August 30, 2005 6:43 pm

Cingular set to offer iTunes on mobile phones

Cingular Wireless, the largest US mobile network operator, is expected to announce plans next week to begin offering subscribers a new mobile phone from Motorola that will incorporate Apple Computer’s iTunes software and will function like a wireless iPod.

The long-awaited Motorola iTunes phone is expected to be unveiled at a splashy Apple news promotional event in San Francisco next Wednesday, according to industry analysts.

Ovum, the UK-based telecommunications consultancy, said Cingular, which until recently was the exclusive distributor in the US of Motorola’s highly successful super-slim Razr phone, will also be the first to offer the iTune phone.

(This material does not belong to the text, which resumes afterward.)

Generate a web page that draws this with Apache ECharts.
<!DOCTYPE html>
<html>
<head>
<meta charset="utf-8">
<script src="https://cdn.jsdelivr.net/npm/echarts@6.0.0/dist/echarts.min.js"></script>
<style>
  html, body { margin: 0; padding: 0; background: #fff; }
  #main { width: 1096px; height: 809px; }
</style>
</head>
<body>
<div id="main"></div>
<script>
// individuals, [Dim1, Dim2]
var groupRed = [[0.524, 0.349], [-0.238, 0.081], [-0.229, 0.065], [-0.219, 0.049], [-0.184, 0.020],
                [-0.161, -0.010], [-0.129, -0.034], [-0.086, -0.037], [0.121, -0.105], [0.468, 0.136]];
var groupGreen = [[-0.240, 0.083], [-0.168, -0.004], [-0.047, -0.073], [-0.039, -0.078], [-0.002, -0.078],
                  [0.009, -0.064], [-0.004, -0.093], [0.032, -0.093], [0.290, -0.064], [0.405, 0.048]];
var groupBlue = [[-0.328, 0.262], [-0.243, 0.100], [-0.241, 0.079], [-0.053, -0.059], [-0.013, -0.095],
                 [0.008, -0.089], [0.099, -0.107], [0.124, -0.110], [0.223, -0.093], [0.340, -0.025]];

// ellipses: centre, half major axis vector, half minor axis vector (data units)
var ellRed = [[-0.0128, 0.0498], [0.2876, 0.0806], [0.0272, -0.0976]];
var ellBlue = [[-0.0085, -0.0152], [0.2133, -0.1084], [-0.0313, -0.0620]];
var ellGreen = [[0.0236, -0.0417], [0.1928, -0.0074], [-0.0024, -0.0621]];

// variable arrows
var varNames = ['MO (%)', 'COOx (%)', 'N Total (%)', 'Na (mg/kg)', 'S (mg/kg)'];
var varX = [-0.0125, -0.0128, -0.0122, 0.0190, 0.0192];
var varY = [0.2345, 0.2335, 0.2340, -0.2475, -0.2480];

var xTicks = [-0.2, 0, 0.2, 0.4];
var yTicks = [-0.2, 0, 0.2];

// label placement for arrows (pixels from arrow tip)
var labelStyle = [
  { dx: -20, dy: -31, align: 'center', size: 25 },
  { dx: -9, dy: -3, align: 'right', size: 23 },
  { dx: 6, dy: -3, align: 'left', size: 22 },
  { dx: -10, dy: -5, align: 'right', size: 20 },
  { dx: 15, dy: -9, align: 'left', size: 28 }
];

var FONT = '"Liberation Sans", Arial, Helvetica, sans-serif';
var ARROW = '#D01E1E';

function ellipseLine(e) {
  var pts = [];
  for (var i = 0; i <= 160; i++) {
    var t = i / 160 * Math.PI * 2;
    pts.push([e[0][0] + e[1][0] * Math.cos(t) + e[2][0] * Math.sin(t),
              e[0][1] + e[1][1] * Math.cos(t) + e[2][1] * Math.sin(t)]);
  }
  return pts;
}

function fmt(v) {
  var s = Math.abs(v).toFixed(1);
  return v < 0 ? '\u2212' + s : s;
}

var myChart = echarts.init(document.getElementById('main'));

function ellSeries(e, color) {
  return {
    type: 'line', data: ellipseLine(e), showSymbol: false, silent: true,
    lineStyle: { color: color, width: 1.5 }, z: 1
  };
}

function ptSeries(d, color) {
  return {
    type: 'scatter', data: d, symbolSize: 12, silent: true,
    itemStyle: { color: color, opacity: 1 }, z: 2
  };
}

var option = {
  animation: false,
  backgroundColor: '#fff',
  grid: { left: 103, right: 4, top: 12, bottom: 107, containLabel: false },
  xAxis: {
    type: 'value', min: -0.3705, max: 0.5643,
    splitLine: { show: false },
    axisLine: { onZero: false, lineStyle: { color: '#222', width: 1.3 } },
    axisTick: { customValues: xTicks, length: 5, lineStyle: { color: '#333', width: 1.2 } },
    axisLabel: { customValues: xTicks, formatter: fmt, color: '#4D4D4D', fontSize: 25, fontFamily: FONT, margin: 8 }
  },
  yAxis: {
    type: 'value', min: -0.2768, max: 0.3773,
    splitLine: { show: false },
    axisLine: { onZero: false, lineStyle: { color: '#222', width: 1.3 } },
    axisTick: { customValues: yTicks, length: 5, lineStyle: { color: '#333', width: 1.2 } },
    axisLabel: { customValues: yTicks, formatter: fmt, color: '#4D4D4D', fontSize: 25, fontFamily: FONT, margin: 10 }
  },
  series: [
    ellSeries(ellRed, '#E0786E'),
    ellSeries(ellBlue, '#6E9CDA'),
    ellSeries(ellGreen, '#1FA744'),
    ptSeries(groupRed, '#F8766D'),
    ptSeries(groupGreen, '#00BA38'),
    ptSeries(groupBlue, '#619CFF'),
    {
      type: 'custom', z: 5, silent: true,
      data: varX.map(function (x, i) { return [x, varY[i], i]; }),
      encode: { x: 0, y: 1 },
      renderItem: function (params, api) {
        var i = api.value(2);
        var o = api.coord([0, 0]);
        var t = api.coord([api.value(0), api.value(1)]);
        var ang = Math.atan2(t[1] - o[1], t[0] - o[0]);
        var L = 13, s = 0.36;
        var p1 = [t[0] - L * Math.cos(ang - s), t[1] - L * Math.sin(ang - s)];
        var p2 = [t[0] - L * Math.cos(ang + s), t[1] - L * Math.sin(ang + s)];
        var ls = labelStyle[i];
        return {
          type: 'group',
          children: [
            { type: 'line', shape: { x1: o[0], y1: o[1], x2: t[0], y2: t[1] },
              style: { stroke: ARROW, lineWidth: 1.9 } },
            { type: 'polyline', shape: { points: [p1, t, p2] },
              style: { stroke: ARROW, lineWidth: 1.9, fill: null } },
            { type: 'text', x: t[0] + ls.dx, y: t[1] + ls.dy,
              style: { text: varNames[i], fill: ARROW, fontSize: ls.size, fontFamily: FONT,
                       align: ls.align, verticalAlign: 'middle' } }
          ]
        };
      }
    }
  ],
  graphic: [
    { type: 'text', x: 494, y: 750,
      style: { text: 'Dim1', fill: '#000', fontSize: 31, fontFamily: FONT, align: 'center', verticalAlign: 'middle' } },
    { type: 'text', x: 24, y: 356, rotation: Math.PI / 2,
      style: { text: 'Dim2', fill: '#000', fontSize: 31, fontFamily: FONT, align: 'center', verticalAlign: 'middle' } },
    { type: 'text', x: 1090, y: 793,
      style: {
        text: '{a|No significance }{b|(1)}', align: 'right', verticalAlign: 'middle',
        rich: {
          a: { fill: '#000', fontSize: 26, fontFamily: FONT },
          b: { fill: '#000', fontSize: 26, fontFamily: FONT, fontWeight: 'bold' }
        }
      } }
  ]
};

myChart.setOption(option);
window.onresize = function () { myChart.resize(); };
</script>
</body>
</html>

“Industry sources have told us that Cingular Wireless will launch the phone in the US,” said Dario Betti, a senior analyst with Ovum. Mr Betti added that the choice of Cingular, the largest US mobile phone network operator, as the launch partner for the handset “makes sense.”

Motorola, the US mobile handset maker, initially planned to launch the new iTunes phone earlier this summer, but is believed to have been delayed by technical issues and the reluctance of most mobile operators to relinquish control over music downloads to Apple’s iTunes service.

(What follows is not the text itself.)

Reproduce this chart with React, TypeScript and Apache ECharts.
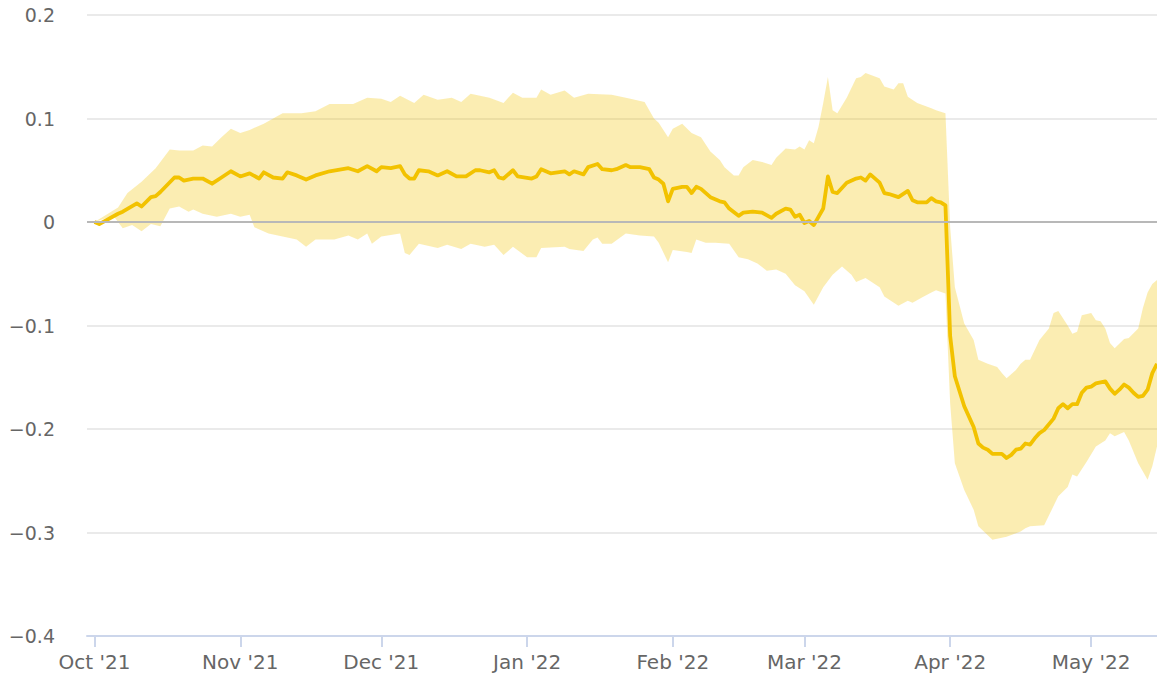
import React, { useEffect, useRef } from "react";
import * as echarts from "echarts";

// Central estimate (daily)
const meanDates = [
  "2021-10-01","2021-10-02","2021-10-06","2021-10-07","2021-10-10","2021-10-11","2021-10-13","2021-10-14","2021-10-15",
  "2021-10-18","2021-10-19","2021-10-20","2021-10-22","2021-10-24","2021-10-26","2021-10-28","2021-10-30",
  "2021-11-01","2021-11-03","2021-11-05","2021-11-06","2021-11-08","2021-11-10","2021-11-11","2021-11-13","2021-11-15",
  "2021-11-17","2021-11-20","2021-11-24","2021-11-26","2021-11-28","2021-11-30",
  "2021-12-01","2021-12-03","2021-12-05","2021-12-06","2021-12-07","2021-12-08","2021-12-09","2021-12-11","2021-12-13",
  "2021-12-15","2021-12-17","2021-12-19","2021-12-21","2021-12-22","2021-12-24","2021-12-25","2021-12-26","2021-12-27",
  "2021-12-29","2021-12-30",
  "2022-01-02","2022-01-03","2022-01-04","2022-01-06","2022-01-09","2022-01-10","2022-01-11","2022-01-13","2022-01-14",
  "2022-01-16","2022-01-17","2022-01-19","2022-01-20","2022-01-22","2022-01-23","2022-01-25","2022-01-27","2022-01-28",
  "2022-01-29","2022-01-30","2022-01-31",
  "2022-02-01","2022-02-03","2022-02-04","2022-02-05","2022-02-06","2022-02-07","2022-02-09","2022-02-11","2022-02-12",
  "2022-02-13","2022-02-15","2022-02-16","2022-02-18","2022-02-20","2022-02-22","2022-02-23","2022-02-25","2022-02-26",
  "2022-02-27","2022-02-28",
  "2022-03-01","2022-03-02","2022-03-03","2022-03-05","2022-03-06","2022-03-07","2022-03-08","2022-03-10","2022-03-12",
  "2022-03-13","2022-03-14","2022-03-15","2022-03-17","2022-03-18","2022-03-19","2022-03-21","2022-03-23","2022-03-24",
  "2022-03-25","2022-03-27","2022-03-28","2022-03-29","2022-03-30","2022-03-31",
  "2022-04-01","2022-04-02","2022-04-04","2022-04-06","2022-04-07","2022-04-08","2022-04-09","2022-04-10","2022-04-12",
  "2022-04-13","2022-04-14","2022-04-15","2022-04-16","2022-04-17","2022-04-18","2022-04-19","2022-04-20","2022-04-21",
  "2022-04-23","2022-04-24","2022-04-25","2022-04-26","2022-04-27","2022-04-28","2022-04-29","2022-04-30",
  "2022-05-01","2022-05-02","2022-05-04","2022-05-05","2022-05-06","2022-05-07","2022-05-08","2022-05-09","2022-05-10",
  "2022-05-11","2022-05-12","2022-05-13","2022-05-14","2022-05-15",
];
const meanValues = [
  0.000,-0.002,0.008,0.010,0.018,0.015,0.024,0.025,0.029,
  0.043,0.043,0.040,0.042,0.042,0.037,0.043,0.049,
  0.044,0.047,0.042,0.048,0.043,0.042,0.048,0.045,0.041,
  0.045,0.049,0.052,0.049,0.054,0.049,
  0.053,0.052,0.054,0.046,0.042,0.042,0.050,0.049,0.045,
  0.049,0.044,0.044,0.050,0.050,0.048,0.050,0.043,0.042,
  0.050,0.044,
  0.042,0.044,0.051,0.047,0.049,0.046,0.049,0.046,0.053,
  0.056,0.051,0.050,0.051,0.055,0.053,0.053,0.051,0.043,
  0.041,0.037,0.020,
  0.032,0.034,0.034,0.028,0.034,0.032,0.024,0.020,0.019,
  0.013,0.006,0.009,0.010,0.009,0.004,0.008,0.013,0.012,
  0.005,0.007,
  -0.001,0.001,-0.003,0.013,0.044,0.029,0.028,0.038,0.042,
  0.043,0.040,0.046,0.038,0.028,0.027,0.024,0.030,0.021,
  0.019,0.019,0.023,0.020,0.019,0.016,
  -0.110,-0.149,-0.178,-0.198,-0.214,-0.218,-0.220,-0.224,-0.224,
  -0.228,-0.225,-0.220,-0.219,-0.214,-0.215,-0.209,-0.204,-0.201,
  -0.190,-0.180,-0.176,-0.180,-0.176,-0.176,-0.165,-0.160,
  -0.159,-0.156,-0.154,-0.161,-0.166,-0.162,-0.157,-0.160,-0.165,
  -0.169,-0.168,-0.162,-0.146,-0.137,
];

// Upper bound of the uncertainty band
const upperDates = [
  "2021-10-01","2021-10-06","2021-10-08","2021-10-11","2021-10-14","2021-10-17","2021-10-19","2021-10-22","2021-10-24",
  "2021-10-26","2021-10-28","2021-10-30","2021-11-01","2021-11-03","2021-11-06","2021-11-10","2021-11-14","2021-11-17",
  "2021-11-20","2021-11-25","2021-11-28","2021-12-01","2021-12-03","2021-12-05","2021-12-08","2021-12-10","2021-12-13",
  "2021-12-16","2021-12-18","2021-12-20","2021-12-24","2021-12-27","2021-12-29","2021-12-31",
  "2022-01-03","2022-01-04","2022-01-06","2022-01-09","2022-01-11","2022-01-14","2022-01-19","2022-01-23","2022-01-26",
  "2022-01-28","2022-01-29","2022-01-31",
  "2022-02-01","2022-02-03","2022-02-05","2022-02-07","2022-02-09","2022-02-11","2022-02-12","2022-02-14","2022-02-15",
  "2022-02-16","2022-02-18","2022-02-20","2022-02-22","2022-02-23","2022-02-25","2022-02-27","2022-02-28",
  "2022-03-01","2022-03-02","2022-03-03","2022-03-04","2022-03-05","2022-03-06","2022-03-07","2022-03-08","2022-03-10",
  "2022-03-12","2022-03-13","2022-03-14","2022-03-17","2022-03-18","2022-03-20","2022-03-21","2022-03-22","2022-03-23",
  "2022-03-25","2022-03-28","2022-03-29","2022-03-31",
  "2022-04-01","2022-04-02","2022-04-04","2022-04-06","2022-04-07","2022-04-09","2022-04-11","2022-04-12","2022-04-13",
  "2022-04-15","2022-04-16","2022-04-17","2022-04-18","2022-04-20","2022-04-22","2022-04-23","2022-04-24","2022-04-26",
  "2022-04-27","2022-04-28","2022-04-29",
  "2022-05-01","2022-05-02","2022-05-03","2022-05-04","2022-05-05","2022-05-06","2022-05-08","2022-05-09","2022-05-11",
  "2022-05-12","2022-05-13","2022-05-14","2022-05-15",
];
const upperValues = [
  0.000,0.014,0.028,0.039,0.052,0.070,0.069,0.069,0.074,
  0.073,0.082,0.090,0.086,0.089,0.095,0.105,0.105,0.107,
  0.114,0.114,0.120,0.119,0.116,0.122,0.115,0.123,0.118,
  0.120,0.116,0.124,0.120,0.115,0.125,0.120,
  0.120,0.128,0.123,0.127,0.120,0.124,0.123,0.119,0.116,
  0.100,0.096,0.082,
  0.090,0.095,0.086,0.082,0.068,0.060,0.053,0.045,0.045,
  0.053,0.060,0.058,0.055,0.062,0.071,0.070,0.073,
  0.070,0.079,0.076,0.092,0.115,0.140,0.108,0.105,0.120,
  0.139,0.140,0.144,0.139,0.131,0.128,0.134,0.134,0.121,
  0.115,0.110,0.108,0.105,
  -0.005,-0.063,-0.098,-0.114,-0.133,-0.137,-0.140,-0.146,-0.151,
  -0.143,-0.137,-0.133,-0.133,-0.114,-0.103,-0.088,-0.086,-0.100,
  -0.108,-0.106,-0.090,
  -0.088,-0.095,-0.096,-0.103,-0.117,-0.122,-0.113,-0.112,-0.103,
  -0.083,-0.068,-0.060,-0.056,
];

// Lower bound of the uncertainty band
const lowerDates = [
  "2021-10-01","2021-10-05","2021-10-07","2021-10-09","2021-10-11","2021-10-13","2021-10-15","2021-10-17","2021-10-19",
  "2021-10-21","2021-10-22","2021-10-24","2021-10-27","2021-10-30","2021-11-01","2021-11-03","2021-11-04","2021-11-07",
  "2021-11-10","2021-11-13","2021-11-15","2021-11-17","2021-11-21","2021-11-24","2021-11-26","2021-11-28","2021-11-29",
  "2021-12-01","2021-12-05","2021-12-06","2021-12-07","2021-12-09","2021-12-13","2021-12-15","2021-12-18","2021-12-20",
  "2021-12-23","2021-12-25","2021-12-27","2021-12-29",
  "2022-01-01","2022-01-03","2022-01-04","2022-01-09","2022-01-10","2022-01-13","2022-01-15","2022-01-16","2022-01-17",
  "2022-01-19","2022-01-22","2022-01-25","2022-01-28","2022-01-29","2022-01-31",
  "2022-02-01","2022-02-04","2022-02-05","2022-02-06","2022-02-08","2022-02-10","2022-02-13","2022-02-15","2022-02-17",
  "2022-02-19","2022-02-21","2022-02-23","2022-02-25","2022-02-27",
  "2022-03-01","2022-03-03","2022-03-05","2022-03-07","2022-03-09","2022-03-11","2022-03-12","2022-03-14","2022-03-17",
  "2022-03-18","2022-03-21","2022-03-23","2022-03-24","2022-03-26","2022-03-28","2022-03-29","2022-03-31",
  "2022-04-01","2022-04-02","2022-04-04","2022-04-06","2022-04-07","2022-04-10","2022-04-13","2022-04-16","2022-04-17",
  "2022-04-18","2022-04-21","2022-04-24","2022-04-26","2022-04-27","2022-04-28","2022-04-30",
  "2022-05-02","2022-05-04","2022-05-05","2022-05-06","2022-05-08","2022-05-09","2022-05-11","2022-05-13","2022-05-14",
  "2022-05-15",
];
const lowerValues = [
  0.000,0.006,-0.006,-0.003,-0.009,-0.002,-0.004,0.013,0.015,
  0.010,0.012,0.008,0.005,0.008,0.005,0.007,-0.005,-0.011,
  -0.014,-0.017,-0.024,-0.017,-0.017,-0.013,-0.017,-0.011,-0.021,
  -0.014,-0.011,-0.030,-0.032,-0.021,-0.025,-0.022,-0.026,-0.021,
  -0.024,-0.022,-0.032,-0.024,
  -0.034,-0.034,-0.025,-0.024,-0.026,-0.028,-0.017,-0.015,-0.021,
  -0.021,-0.011,-0.013,-0.014,-0.020,-0.039,
  -0.027,-0.029,-0.030,-0.017,-0.020,-0.020,-0.021,-0.034,-0.036,
  -0.040,-0.047,-0.046,-0.050,-0.061,
  -0.067,-0.080,-0.063,-0.051,-0.043,-0.051,-0.058,-0.054,-0.063,
  -0.072,-0.081,-0.076,-0.078,-0.073,-0.068,-0.066,-0.069,
  -0.175,-0.233,-0.259,-0.278,-0.294,-0.307,-0.304,-0.299,-0.296,
  -0.294,-0.293,-0.265,-0.256,-0.244,-0.246,-0.232,
  -0.217,-0.211,-0.204,-0.207,-0.203,-0.211,-0.233,-0.249,-0.236,
  -0.217,
];

// Axis ticks and labels
const xTickDates = ["2021-10-01","2021-11-01","2021-12-01","2022-01-01","2022-02-01","2022-03-01","2022-04-01","2022-05-01"];
const xTickLabels = ["Oct '21","Nov '21","Dec '21","Jan '22","Feb '22","Mar '22","Apr '22","May '22"];
const yTicks = [-0.4, -0.3, -0.2, -0.1, 0, 0.1, 0.2];
const yTickLabels = ["\u22120.4", "\u22120.3", "\u22120.2", "\u22120.1", "0", "0.1", "0.2"];
const xRange = ["2021-09-29T09:30:00Z", "2022-05-15T00:00:00Z"];

const LINE_COLOR = "#f2c200";
const BAND_COLOR = "rgba(242, 194, 0, 0.3)";
const FONT = "'DejaVu Sans', Verdana, sans-serif";

const ts = (s: string) => (s.length > 10 ? Date.parse(s) : Date.parse(s + "T00:00:00Z"));

export default function App() {
  const ref = useRef<HTMLDivElement>(null);

  useEffect(() => {
    document.body.style.margin = "0";
    if (!ref.current) return;
    const chart = echarts.init(ref.current, undefined, { renderer: "svg" });
    const xTickTs = xTickDates.map(ts);

    const option: any = {
      animation: false,
      grid: { left: 87, right: 0, top: 15, bottom: 45, containLabel: false },
      xAxis: {
        type: "value",
        min: ts(xRange[0]),
        max: ts(xRange[1]),
        axisLine: { show: true, onZero: false, lineStyle: { color: "#ccd6eb", width: 2 } },
        axisTick: {
          show: true,
          customValues: xTickTs,
          length: 11,
          lineStyle: { color: "#ccd6eb", width: 2 },
        },
        axisLabel: {
          customValues: xTickTs,
          color: "#666666",
          fontFamily: FONT,
          fontSize: 20,
          margin: 16,
          formatter: (v: number) => {
            const i = xTickTs.findIndex((t) => Math.abs(t - v) < 3600000);
            return i >= 0 ? xTickLabels[i] : "";
          },
        },
        splitLine: { show: false },
      },
      yAxis: {
        type: "value",
        min: yTicks[0],
        max: yTicks[yTicks.length - 1],
        interval: 0.1,
        axisLine: { show: false },
        axisTick: { show: false },
        axisLabel: {
          color: "#666666",
          fontFamily: FONT,
          fontSize: 19,
          margin: 32,
          formatter: (v: number) => {
            let best = 0;
            yTicks.forEach((t, i) => {
              if (Math.abs(t - v) < Math.abs(yTicks[best] - v)) best = i;
            });
            return yTickLabels[best];
          },
        },
        splitLine: { show: true, lineStyle: { color: "#e3e3e3", width: 1.6 } },
      },
      series: [
        {
          name: "Range",
          type: "custom",
          z: 2,
          silent: true,
          data: [[ts(upperDates[0]), upperValues[0]]],
          renderItem: (params: any, api: any) => {
            const pts: number[][] = [];
            upperDates.forEach((d, i) => pts.push(api.coord([ts(d), upperValues[i]])));
            for (let i = lowerDates.length - 1; i >= 0; i--) {
              pts.push(api.coord([ts(lowerDates[i]), lowerValues[i]]));
            }
            return {
              type: "polygon",
              shape: { points: pts },
              style: { fill: BAND_COLOR, stroke: "none" },
            };
          },
          markLine: {
            silent: true,
            symbol: "none",
            label: { show: false },
            lineStyle: { color: "#b8b8b8", width: 2.2, type: "solid" },
            data: [{ yAxis: 0 }],
          },
        },
        {
          name: "Estimate",
          type: "line",
          z: 3,
          showSymbol: false,
          symbol: "none",
          lineStyle: { color: LINE_COLOR, width: 3.8, join: "round" },
          itemStyle: { color: LINE_COLOR },
          data: meanDates.map((d, i) => [ts(d), meanValues[i]]),
        },
      ],
    };
    chart.setOption(option);
    return () => chart.dispose();
  }, []);

  return <div ref={ref} style={{ width: 1157, height: 681 }} />;
}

Music downloads are seen by most wireless operators as a lucrative new revenue source and one of the keys to driving up data revenues and exploiting the capabilities of their new 3G
networks.

However, some fear that enabling subscribers to download full-length music tracks to mobile phones over their networks from a third-party service such as iTunes could undermine their booming ringtones business.

Several mobile phone makers including Nokia, the market leader, and Sony Ericsson have already launched ‘music phones’ designed to play back digital music stored either on tiny internal hard drives or on flash memory.

However, the Motorola phone is expected to be the first designed specifically to download music over a wireless network functioning effectively as a wireless iPod digital music player.

For Apple Computer, which has helped revolutionise the music industry with its iconic iPod player and iTunes download service, the move represents a significant new development.

Apple and Motorola both announced last summer they were working on bringing the popular iTunes music download service to mobile phones.

Last month, Motorola said the device would go on sale by the end of September, despite speculation among some analysts that mobile operators were not interested in selling the device. Motorola and Cingular both declined to comment on Tuesday.